Experimental investigation on shear performance of fiber-reinforced high-strength concrete dry joints

Abstract

In order to consider the seven parameters including joint types, confining stress levels, fiber lengths, fiber shapes, fiber types, volume ratios of fibers, and reinforcement of key specimens, seventeen pairs of shear key specimens were cast and tested. The effects of the above seven parameters on the shear behavior and shear capacity of fiber-reinforced high-strength concrete (FHSC) dry joints were obtained. Analysis of the test results shows that the type of joint has a great influence on the shear behavior of specimens. Compared with HSC specimens, the cracking stress, ultimate stress, and ductility of FHSC specimens were improved.
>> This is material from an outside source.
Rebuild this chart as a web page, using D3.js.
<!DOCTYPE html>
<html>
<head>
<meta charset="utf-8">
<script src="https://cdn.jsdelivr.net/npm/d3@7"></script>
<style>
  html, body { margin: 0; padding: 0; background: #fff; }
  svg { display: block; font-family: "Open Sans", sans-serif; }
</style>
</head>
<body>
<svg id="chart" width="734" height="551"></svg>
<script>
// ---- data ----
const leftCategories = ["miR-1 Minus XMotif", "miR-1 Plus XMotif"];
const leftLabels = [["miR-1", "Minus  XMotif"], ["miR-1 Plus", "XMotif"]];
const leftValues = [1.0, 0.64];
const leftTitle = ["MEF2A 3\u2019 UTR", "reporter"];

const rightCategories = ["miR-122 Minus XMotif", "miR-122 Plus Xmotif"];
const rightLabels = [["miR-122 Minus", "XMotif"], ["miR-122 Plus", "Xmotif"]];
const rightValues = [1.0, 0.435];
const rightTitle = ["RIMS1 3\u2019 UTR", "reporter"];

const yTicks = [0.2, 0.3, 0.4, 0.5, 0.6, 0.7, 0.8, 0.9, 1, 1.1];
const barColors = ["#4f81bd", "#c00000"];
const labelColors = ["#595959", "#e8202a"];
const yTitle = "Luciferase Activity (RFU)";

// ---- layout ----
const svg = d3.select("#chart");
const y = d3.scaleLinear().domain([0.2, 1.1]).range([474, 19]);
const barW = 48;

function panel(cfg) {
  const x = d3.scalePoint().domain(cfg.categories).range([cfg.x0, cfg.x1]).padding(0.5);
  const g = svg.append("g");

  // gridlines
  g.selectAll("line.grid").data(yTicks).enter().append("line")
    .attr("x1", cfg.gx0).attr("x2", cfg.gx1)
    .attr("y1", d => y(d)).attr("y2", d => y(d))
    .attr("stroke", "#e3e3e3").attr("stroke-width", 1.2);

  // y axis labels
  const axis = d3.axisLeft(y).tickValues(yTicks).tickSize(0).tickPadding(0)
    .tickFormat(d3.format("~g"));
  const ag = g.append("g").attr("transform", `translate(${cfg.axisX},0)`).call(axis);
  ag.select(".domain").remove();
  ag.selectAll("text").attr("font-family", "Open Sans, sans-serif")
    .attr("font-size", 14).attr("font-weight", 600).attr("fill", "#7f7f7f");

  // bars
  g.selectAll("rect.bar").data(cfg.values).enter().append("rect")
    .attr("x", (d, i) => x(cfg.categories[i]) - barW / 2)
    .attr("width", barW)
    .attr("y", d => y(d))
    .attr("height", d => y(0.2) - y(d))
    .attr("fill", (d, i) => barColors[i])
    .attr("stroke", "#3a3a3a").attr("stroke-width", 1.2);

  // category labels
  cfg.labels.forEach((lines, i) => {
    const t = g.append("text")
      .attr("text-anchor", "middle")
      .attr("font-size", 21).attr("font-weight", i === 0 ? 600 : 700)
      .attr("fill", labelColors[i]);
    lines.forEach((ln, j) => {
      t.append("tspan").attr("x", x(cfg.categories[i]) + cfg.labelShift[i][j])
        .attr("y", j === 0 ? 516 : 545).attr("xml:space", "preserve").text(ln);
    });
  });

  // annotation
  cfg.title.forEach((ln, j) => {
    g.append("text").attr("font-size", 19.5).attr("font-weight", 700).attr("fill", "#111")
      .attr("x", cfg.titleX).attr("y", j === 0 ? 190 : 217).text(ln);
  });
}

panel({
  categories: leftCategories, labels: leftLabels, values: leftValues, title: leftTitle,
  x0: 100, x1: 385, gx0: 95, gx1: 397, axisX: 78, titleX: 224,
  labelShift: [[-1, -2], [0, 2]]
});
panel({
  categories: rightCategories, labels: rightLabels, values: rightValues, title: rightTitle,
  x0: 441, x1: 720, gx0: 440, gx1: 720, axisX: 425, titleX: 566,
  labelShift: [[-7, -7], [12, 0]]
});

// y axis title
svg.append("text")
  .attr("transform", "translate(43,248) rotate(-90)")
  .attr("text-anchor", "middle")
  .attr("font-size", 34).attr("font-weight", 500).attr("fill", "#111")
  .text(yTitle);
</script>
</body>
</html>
The average cracking stress is increased by 46.4%, and the average ultimate stress is increased by 25.3%, and the average ductility is increased by 30.9%. Within a certain range, the ultimate stresses of FHSC specimens increase with the increases of confining stresses, fiber lengths, and fiber volume ratios. The end-hook steel fibers have a greater effect on the ultimate stresses than the two other types. Then, the calculating formula for the shear capacity of dry joints was summarized. Based on the existing test data, the calculated results of different formulas were compared and analyzed. It was found that the calculated results of the formula suggested by AASHTO agreed best with the test results for single-keyed specimens, while the formulas suggested by Buyukozturk predicted the shear capacity well for multi-keyed specimens. Also, considering the effect of fibers on the concrete strength, a calculating formula for FHSC was proposed based on Mohr's stress circle principle, which was in a good agreement with the test data.